Viewers at the time regarded most of its plots as farce, but for Johnson might it have been a how-to guide?
Hacker is, quite evidently, completely unsuited to the role of prime minister – he’s lazy, arrogant and dim-witted – but he’s also increasingly hungry for publicity and prestige, and with the right people whispering advice into his ear, anything is possible.
Even before he entered politics, Johnson was taking a leaf out of the fictional character’s book by spreading lies about European regulations. Viewers in the 1980s laughed at the notion of a politician claiming the British sausage was being outlawed, as Hacker falsely did as part of a scheme to grab himself a positive headline a few days later. What a coincidence that a radio report on the sitcom states that “the sausage could be another banana skin”.

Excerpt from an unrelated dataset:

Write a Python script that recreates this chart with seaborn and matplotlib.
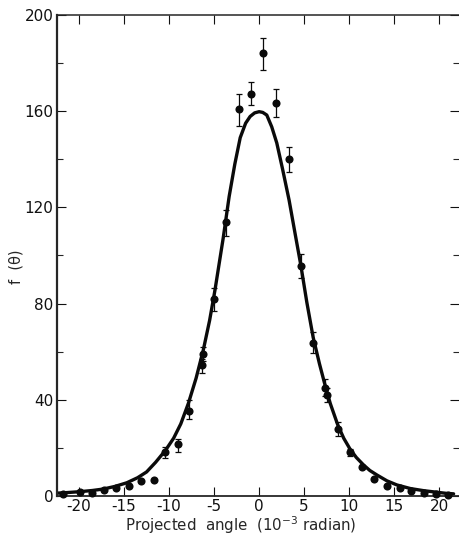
import numpy as np
import pandas as pd
import matplotlib.pyplot as plt
import seaborn as sns

# values
angle = [-21.8, -19.9, -18.6, -17.25, -15.85, -14.4, -13.1, -11.7, -10.4, -8.96, -7.75, -6.4, -6.2,
         -5.0, -3.7, -2.22, -0.89, 0.48, 1.85, 3.3, 4.63, 6.0, 7.33, 7.5, 8.74, 10.1, 11.4, 12.8,
         14.2, 15.6, 16.9, 18.3, 19.7, 21.0]
f_theta = [1.0, 1.5, 1.25, 2.4, 3.2, 4.3, 6.2, 6.6, 18.4, 21.5, 35.5, 54.6, 59,
           82, 114, 161, 167, 184, 163.5, 140, 95.8, 63.7, 45, 42, 28, 18.2, 12.2, 7,
           4.3, 3.3, 2.2, 1.1, 1.0, 0.4]
err_low = [0, 0, 0, 0, 0, 0, 0, 0, 2.7, 3.1, 3.5, 3.6, 3,
           5, 6, 7.2, 4.6, 7, 5.9, 5.1, 5.2, 4.3, 3.5, 3, 3, 1.5, 0, 0,
           0, 0, 0, 0, 0, 0]
err_high = [0, 0, 0, 0, 0, 0, 0, 0, 2.1, 2.1, 4.5, 2.4, 3,
            4.5, 5, 6, 5, 6.6, 5.9, 5, 4.8, 4.6, 3.5, 3, 2.9, 1.5, 0, 0,
            0, 0, 0, 0, 0, 0]

curve_x = [-22.4, -21.8, -19.9, -18.5, -17.3, -16.0, -14.7, -13.5, -12.5, -11.5, -10.4, -9.5, -8.7, -7.85, -7.0,
           -6.2, -5.5, -4.9, -4.0, -3.33, -2.7, -2.1, -1.5, -1.0, -0.5, 0.0, 0.4, 0.85, 1.4, 1.96, 2.6,
           3.33, 4.0, 4.63, 5.3, 6.0, 6.7, 7.33, 7.9, 8.74, 9.4, 10.1, 10.8, 11.6, 12.3, 13.1, 14.2,
           15.3, 16.8, 18.3, 20.8, 21.6]
curve_y = [1.2, 1.3, 1.8, 2.3, 2.9, 4.0, 5.5, 7.6, 10, 14, 19, 24, 30, 38.6, 49,
           60.7, 73, 85.7, 107, 124.5, 138, 149, 155, 157.8, 159.3, 159.8, 159.5, 158.4, 153.5, 146.8, 136,
           123, 109, 96, 80.5, 66, 55, 46, 38.5, 29.5, 24, 19.5, 16, 12.9, 10.6, 8.7, 6.3,
           4.6, 3.1, 2.2, 1.1, 0.9]

x_ticks = [-20, -15, -10, -5, 0, 5, 10, 15, 20]
x_labels = ['-20', '-15', '-10', '-5', '0', '5', '10', '15', '20']
y_ticks = [0, 40, 80, 120, 160, 200]
y_minor = [20, 60, 100, 140, 180]

points = pd.DataFrame({'angle': angle, 'f': f_theta})
fit = pd.DataFrame({'angle': curve_x, 'f': curve_y})

sns.set_style('ticks')
plt.rcParams['font.family'] = ['DejaVu Sans']
plt.rcParams['font.size'] = 11

fig = plt.figure(figsize=(4.59, 5.35), dpi=100)
ax = fig.add_axes([57 / 459, 1 - 496 / 535, (459 - 57) / 459, (496 - 15) / 535])

sns.lineplot(data=fit, x='angle', y='f', color='#0a0a0a', linewidth=2.4, ax=ax, errorbar=None)
sns.scatterplot(data=points, x='angle', y='f', color='#0a0a0a', s=34, linewidth=0, ax=ax, zorder=3, clip_on=False)
ax.errorbar(angle, f_theta, yerr=[err_low, err_high], fmt='none', ecolor='#0a0a0a', elinewidth=0.9,
            capsize=2, capthick=0.9, zorder=2)

ax.set_xlim(-22.45, 22.2)
ax.set_ylim(0, 200)
ax.set_xticks(x_ticks)
ax.set_xticklabels(x_labels)
ax.set_yticks(y_ticks)
ax.set_yticks(y_minor, minor=True)
ax.tick_params(axis='both', which='major', direction='in', length=6.5, width=0.8, top=True, right=True,
               labelsize=11, pad=2.5, colors='#111111')
ax.tick_params(axis='y', which='minor', direction='in', length=4, width=0.8, right=True)
ax.spines['right'].set_visible(False)
ax.spines['left'].set_linewidth(1.6)
ax.spines['top'].set_linewidth(1.1)
ax.spines['bottom'].set_linewidth(1.3)

ax.set_xlabel('Projected  angle  (10$^{-3}$ radian)', fontsize=10.8)
ax.xaxis.set_label_coords((241 - 57) / 402, -(525 - 496) / 481)
ax.xaxis.label.set_verticalalignment('center')
ax.set_ylabel('f  (θ)', fontsize=10.5)
ax.yaxis.set_label_coords(-(57 - 16) / 402, (496 - 267) / 481)
ax.yaxis.label.set_verticalalignment('center')

plt.savefig('out.png', dpi=100)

Johnson was not responsible for stories about the EU banning “bendy bananas” that hit the tabloid front pages in 1994, but he was undoubtedly inspired by them when he became a Brussels correspondent himself. He certainly had no qualms about referencing such supposedly “crazy rules” during the 2016 EU referendum campaign.
Examples of his own truth-stretching “reporting” from Brussels included claims the Italians were demanding smaller condoms (actually they were seeking safety checks in a bid to help curb the spread of HIV) and that the European Commission’s headquarters would be blown up by the end of 1991 (The Guardian noted in 2019 that it was still standing, and indeed “houses many of the individuals who will negotiate with Johnson, should he become prime minister, on Britain’s future relationship with the EU”).
It’s often remarked that everything seems like a joke to Johnson – from trashing the UK’s reputation abroad to “bodies piling high” at home – and this TV blast from the past suggests that when others were laughing, he was taking notes.